Friday Funny time again and it’s becoming a bit of a tradition now. I mean I know I post something everyday but erm well I’m making Fridays “Bumper Humper” as they say… or shall I say as I say
Other Friday Funnies: Friday Funnies and Stop Press: Roseanne seen poledancing in publicity bid! by a-broader view
I have seriously not stopped laughing thanks A Broad!
A blonde chick found herself sitting next to a lawyer on an airplane. Bored, the lawyer kept bugging the blonde wanting her to play a game of intelligence (lawyers like easy prey). Finally, the lawyer offered her 10 to 1 odds, said every time the blonde could not answer one of his questions she owed him $5, but every time he could not answer hers he’d give her $50.00. The lawyer figured he could not lose, and the blonde reluctantly accepted.
The lawyer first asked, “What is the distance between the Earth and the nearest star?” Without saying a word the blonde handed him $5.

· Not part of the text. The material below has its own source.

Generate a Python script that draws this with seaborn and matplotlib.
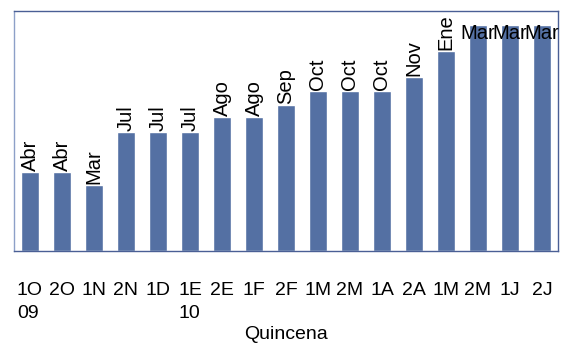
import matplotlib
matplotlib.use("Agg")
import matplotlib.pyplot as plt
import seaborn as sns
import pandas as pd
from matplotlib import font_manager

quincenas = ["1O\n09", "2O", "1N", "2N", "1D", "1E\n10", "2E", "1F", "2F",
             "1M", "2M", "1A", "2A", "1M", "2M", "1J", "2J"]
values = [79, 79, 66, 119, 119, 119, 134, 134, 146, 160, 160, 160, 174, 200, 226, 226, 226]
months = ["Abr", "Abr", "Mar", "Jul", "Jul", "Jul", "Ago", "Ago", "Sep",
          "Oct", "Oct", "Oct", "Nov", "Ene", "Mar", "Mar", "Mar"]

names = {f.name for f in font_manager.fontManager.ttflist}
fam = ["Liberation Sans Narrow", "Liberation Sans", "DejaVu Sans"]
fam = [f for f in fam if f in names] or ["DejaVu Sans"]

sns.set_style("white")
plt.rcParams["font.family"] = fam
plt.rcParams["text.color"] = "black"
plt.rcParams["xtick.color"] = "black"
plt.rcParams["axes.labelcolor"] = "black"

df = pd.DataFrame({"q": range(len(values)), "v": values})

fig = plt.figure(figsize=(5.63, 3.49), dpi=100)
ax = fig.add_axes([14/563, 98/349, 544/563, 240/349])
sns.barplot(data=df, x="q", y="v", color="#5470a3", saturation=1, width=0.56, ax=ax)
ax.set_xlim(-0.5, len(values) - 0.5)
ax.set_ylim(0, 240)
ax.set_yticks([])
ax.set_xticks(range(len(values)))
ax.set_xticklabels(quincenas, fontsize=14, multialignment="left", linespacing=1.5)
ax.tick_params(axis="x", length=0, pad=22, colors="black")
ax.set_xlabel("Quincena", fontsize=14, labelpad=3, color="black")
ax.set_ylabel("")
for s in ax.spines.values():
    s.set_visible(True)
    s.set_color("#4a5f95")
    s.set_linewidth(1.0)
ax.spines["left"].set_color("#8da0c8")

n = len(values)
for i, (v, m) in enumerate(zip(values, months)):
    if i >= n - 3:
        ax.annotate(m, (i, v), xytext=(0, 1), textcoords="offset points",
                    ha="center", va="top", fontsize=14.5, color="black")
    else:
        ax.annotate(m, (i, v), xytext=(0, 1), textcoords="offset points",
                    ha="center", va="bottom", rotation=90, fontsize=14.5, color="black")

fig.savefig("out.png", dpi=100)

The blonde then asked, “What goes up a hill with 3 legs and comes back down the hill with 4 legs?”
The lawyer looked puzzled. He spent nearly an hour, looking up everything he could on his laptop and even placing numerous air-to-ground phone calls, trying to find the answer. Finally, angry and frustrated, he gave up and paid the blonde $50.00
The blonde put the $50 into her purse without comment, but the lawyer insisted, “What is the answer to your question?”

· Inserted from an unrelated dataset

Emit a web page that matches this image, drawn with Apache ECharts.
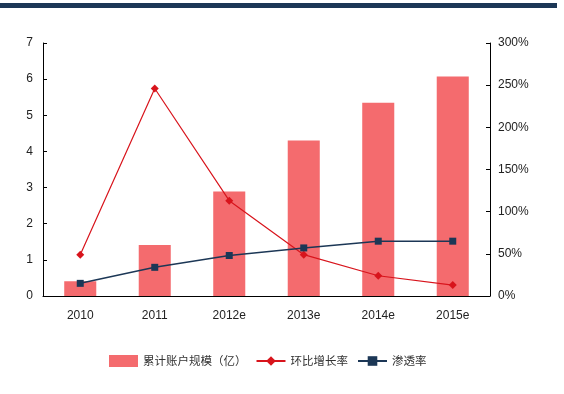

Without saying a word, the blonde handed him $5.
Two married buddies are out drinking one night when one turns to the other and says, “You know, I don’t know what else to do Whenever I go home after we’ve been out drinking, I turn the headlights off before I get to the driveway. I shut off the engine and coast into the garage. I take my shoes off before I go into the house, I sneak up the stairs, I get undressed in the bathroom. I ease into bed and my wife STILL wakes up and yells at me for staying out so late!”
His buddy looks at him and says, “Well, you’re obviously taking the wrong approach. I screech into the driveway, slam the door, storm up the steps, throw my shoes into the closet, jump into bed, slap her on the butt and say, ‘You as horny as I am?’ … and she always acts like she’s sound asleep!”

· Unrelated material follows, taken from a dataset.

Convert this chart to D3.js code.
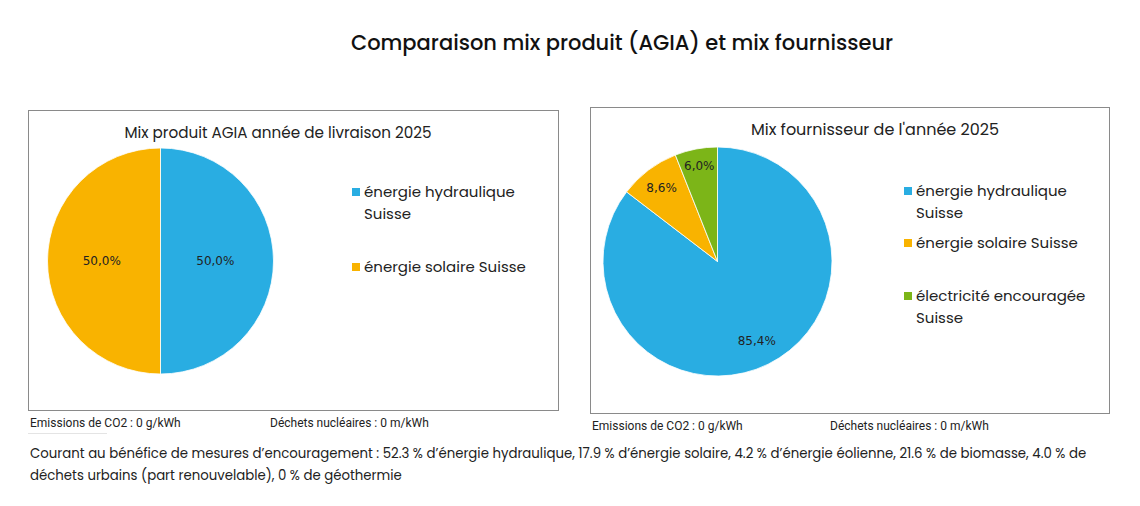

For his birthday, little Patrick asked for a 10-speed bicycle. His father said, ‘Son, we’d give you one, but the mortgage on this house is £280,000 and your mother just lost her job so there’s no way we can afford it.’
The next day, the father saw little Patrick heading out the front door with a suitcase. So he asked, ‘Son, where are you going?’ Little Patrick said ‘I was walking past your room last night and heard you telling Mom you were pulling out. Then I heard her say wait because she was coming too. And I’ll be damned if I’m staying here by myself with a £280,000 mortgage and no bike.